Dipolar versions of two qualitatively different types of simple short range model fluids which exhibit the phenomenon of hydrogen bonding and which could thus serve as a reference in equations of state for associating fluids have been considered: the primitive model of water descending from the TIP4P model and the fluid of hard tetrahedra. The hydrogen bonding structure exhibited by the latter model results from purely repulsive interactions whereas in the first model the “hydrogen bonding interaction” is explicitly incorporated in the model. Since the water molecules bear a strong dipole moment, the effect of the added dipole-dipole interaction on the structure of the two short-range models is therefore examined considering them both in the full and screened dipole-dipole modifications. It is found that the hydrogen bonding structure in the primitive model resulting from the site-site interactions is so strong that the additional dipole-dipole interaction has only a marginal effect on its structure and contributes thus only to the internal energy. On the contrary, even only a weak dipole-dipole interaction destroys the original hydrogen bonding structure of the hard tetrahedron fluid; to preserve it, a screened dipole-dipole interaction has to be used in the equation of state development.

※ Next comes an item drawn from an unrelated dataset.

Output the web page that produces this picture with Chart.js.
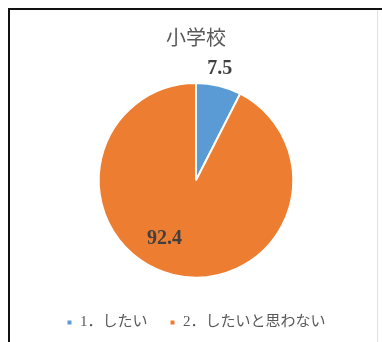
<!DOCTYPE html>
<html lang="ja">
<head>
<meta charset="utf-8">
<script src="https://cdn.jsdelivr.net/npm/chart.js@4.4.1/dist/chart.umd.min.js"></script>
<style>
  html, body { margin: 0; padding: 0; background: #fff; }
  body { width: 382px; height: 342px; position: relative; overflow: hidden; }
  #frame { position: absolute; left: 8px; top: 8px; width: 374px; height: 334px;
           border-left: 2px solid #111; border-top: 2px solid #111; box-sizing: border-box; }
  #inner { position: absolute; left: 377px; top: 10px; width: 1px; height: 332px; background: #e2e2e2; }
  #wrap { position: absolute; left: 0; top: 0; width: 382px; height: 342px; }
</style>
</head>
<body>
<div id="frame"></div>
<div id="inner"></div>
<div id="wrap"><canvas id="c" width="382" height="342"></canvas></div>
<script>
// 小学校：「したい」「したいと思わない」の割合（%）
const categories = ['1．したい', '2．したいと思わない'];
const values = [7.5, 92.4];
const sliceColors = ['#5B9BD5', '#ED7D31'];
const chartTitle = '小学校';

// Value label placement: radius as a fraction of the pie radius, plus an angular shift (degrees)
const labelRadius = [1.17, 0.68];
const labelShift = [-1.5, 15];

const valueLabels = {
  id: 'valueLabels',
  afterDatasetsDraw(chart) {
    const ctx = chart.ctx;
    const meta = chart.getDatasetMeta(0);
    ctx.save();
    ctx.font = 'bold 20px "Liberation Serif", "DejaVu Serif", serif';
    ctx.fillStyle = '#404040';
    ctx.textAlign = 'center';
    ctx.textBaseline = 'middle';
    meta.data.forEach((arc, i) => {
      const p = arc.getProps(['x', 'y', 'startAngle', 'endAngle', 'outerRadius'], true);
      const a = (p.startAngle + p.endAngle) / 2 + labelShift[i] * Math.PI / 180;
      const r = p.outerRadius * labelRadius[i];
      ctx.fillText(String(values[i]), p.x + Math.cos(a) * r, p.y + Math.sin(a) * r);
    });
    ctx.restore();
  }
};

new Chart(document.getElementById('c'), {
  type: 'pie',
  data: {
    labels: categories,
    datasets: [{
      data: values,
      backgroundColor: sliceColors,
      borderColor: '#ffffff',
      borderWidth: 2
    }]
  },
  options: {
    responsive: false,
    animation: false,
    layout: { padding: { left: 10, right: 0, top: 0, bottom: 2 } },
    plugins: {
      title: {
        display: true,
        text: chartTitle,
        color: '#595959',
        font: { family: '"Noto Sans CJK JP", sans-serif', size: 20, weight: 'normal' },
        padding: { top: 25, bottom: 33 }
      },
      legend: {
        position: 'bottom',
        title: {
          display: true,
          text: ' ',
          font: { size: 2 },
          padding: { top: 12, bottom: 0 }
        },
        labels: {
          boxWidth: 6,
          boxHeight: 6,
          color: '#595959',
          padding: 22,
          font: { family: '"Liberation Serif", "Noto Sans CJK JP", serif', size: 15 }
        }
      },
      tooltip: { enabled: false }
    }
  },
  plugins: [valueLabels]
});
</script>
</body>
</html>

A simple second order thermodynamic perturbation theory for associating fluids

An approximation within Wertheim's second order perturbation theory is proposed which allows for the development of a general solution for pure component fluids with an arbitrary number and functionality of association sites. The solution is closed, concise and general for all second order effects such as ring formation, steric hindrance and hydrogen bond cooperativity. The approach is validated by comparison to hydrogen bond structure data for liquid water.